DETROIT -- The Chrysler group's summer blowout sale has flopped.
In July, the automaker tried to reignite last year's summer sales frenzy by reviving its employee-pricing incentives. Chrysler's daily vehicle sales rate actually fell, even as Ford and General Motors refused to follow suit.
The company's daily selling rate in July was 6,014 units a day, down from 7,152 in June. That left it with 560,210 vehicles on dealership lots, its highest Aug. 1 vehicle inventory this year compared with the past five years.

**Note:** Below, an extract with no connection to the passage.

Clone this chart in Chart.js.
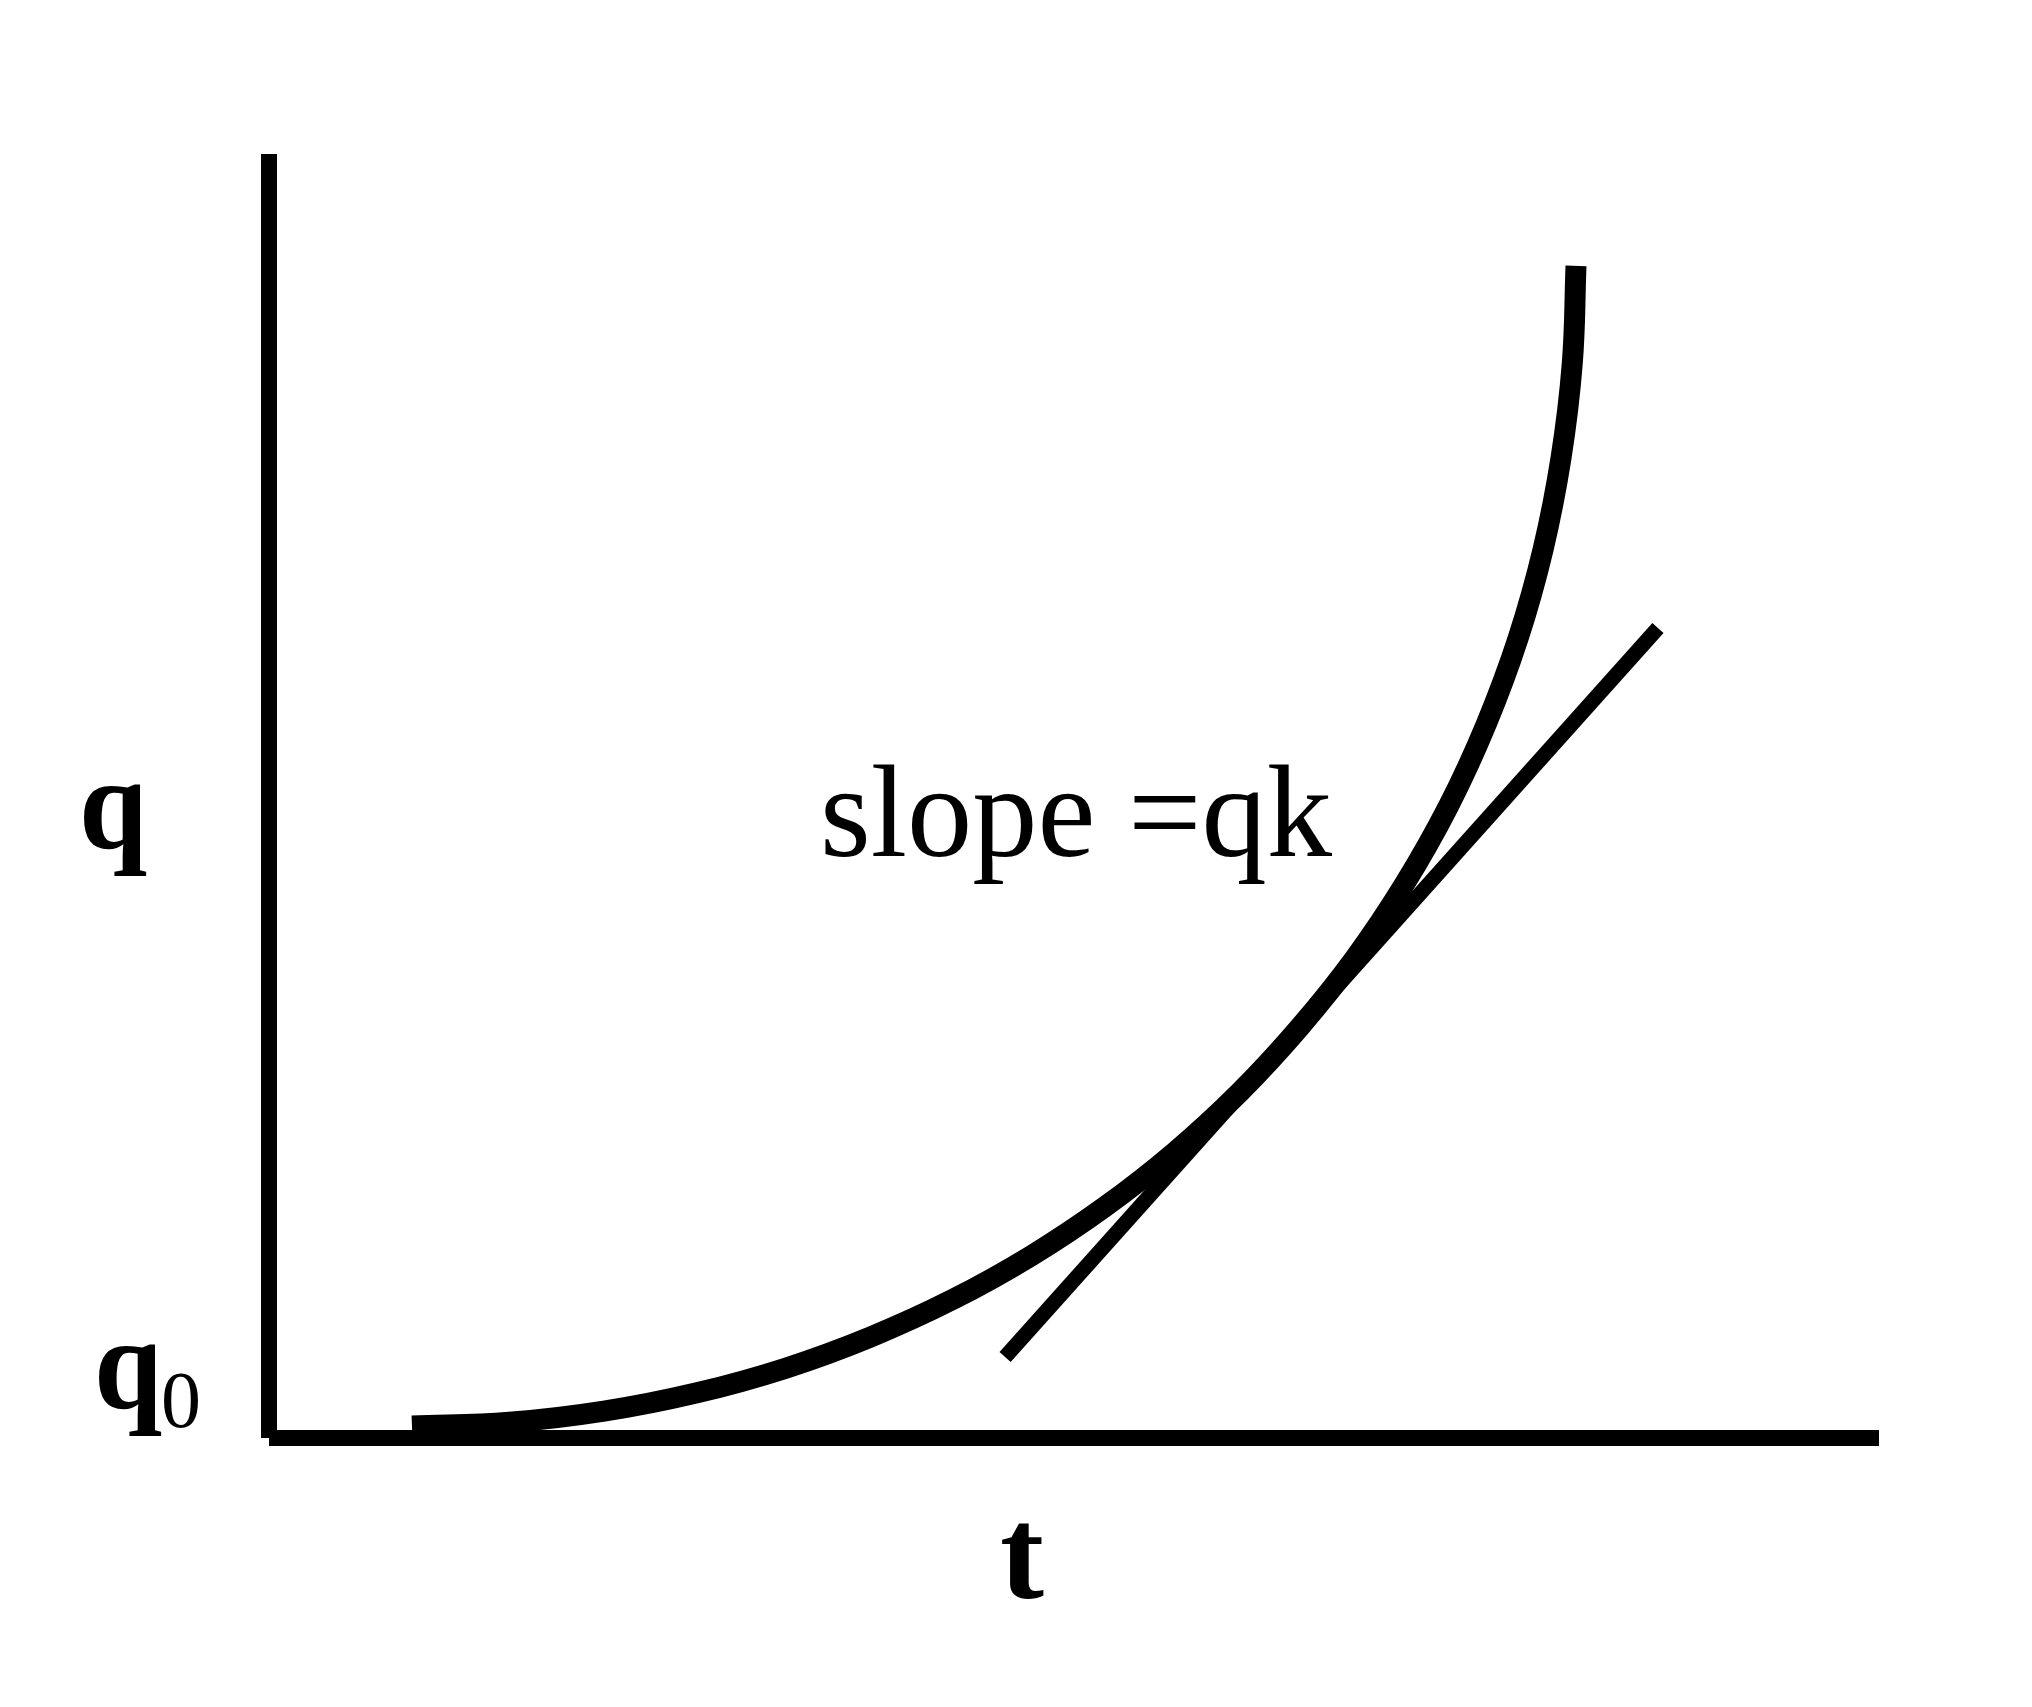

Chrysler's vehicle inventory did shrink from 647,700 units on July 1. But the lower selling rate meant that as of Aug. 1, Chrysler was stuck with a higher days supply of vehicles - 93 - than it had on July 1, when it launched its Employee Purchase Plus program. Chrysler reduced inventory because its assembly plants had their traditional summer shutdown in July - not because of the summer blowout sale.
"Consumers' response has been muted so far" to the employee-pricing incentives, wrote John Murphy, auto analyst for Merrill Lynch in New York, in a report to investors.
Chrysler rolled out Employee Purchase Plus with a corporate image ad campaign featuring DaimlerChrysler CEO Dieter Zetsche, who is called Dr. Z in the ads.
New ads tout deals
Chrysler is extending Employee Purchase Plus through the end of August. But it is adding new tags to the "Ask Dr. Z" ads that emphasize various elements of the incentive.
And Chrysler has introduced three new ads that omit Dr. Z and promote the August incentive only. Dealers had requested ad messages that help them move the metal, a dealer said.
Chrysler has struggled with high inventory since December, when it began paying dealers as much as $750 a unit to take the extra stock. At that time, company executives said it could take six months to get rid of excess inventory.
On July 27, Chrysler group CEO Tom LaSorda told analysts the company will cut production by between 60,000 and 75,000 units, mostly in the third quarter. Those include some cuts that the company already had announced. LaSorda did not specify which plants would reduce production or when these cuts would occur.
Company spokesman Jason Vines said Chrysler retail sales rose 9 percent in July. He also said the Dr. Z ads helped Chrysler dealers attract a higher percentage of trade-ins from GM, Ford and import brands than before the campaign. Vines said Chrysler will spend $100 million on the campaign in July and August.
Critics have been too quick to judge the "Ask Dr. Z" advertising campaign on the basis of summer sales results, Vines said. The campaign, which uses Zetsche to tout the engineering expertise that Chrysler gets from its German corporate parent, has a larger purpose.
"This is an image campaign," Vines said. "It can take months, if not years."
'Stick with it'
Analysts say an incentive such as employee pricing works best the first time it is offered. Last summer, GM, Ford and the Chrysler group all offered employee pricing. Record sales resulted. This summer, Chrysler was the only automaker to offer it.
"Chrysler had to carry the weight alone," said Art Spinella, analyst for CNW Marketing Research Inc. in Bandon, Ore. "Splitting that marketing money between Dr. Z and the employee discount didn't do anything."
But the Dr. Z campaign's message touting German engineering could work if Chrysler gives it time, Spinella said.
"It isn't a negative," he said. "It just hasn't had time to turn into a strong positive yet. If they stick with it, it will become a cornerstone strategy. More and more people will pay attention to what his message is, rather than to the mustache."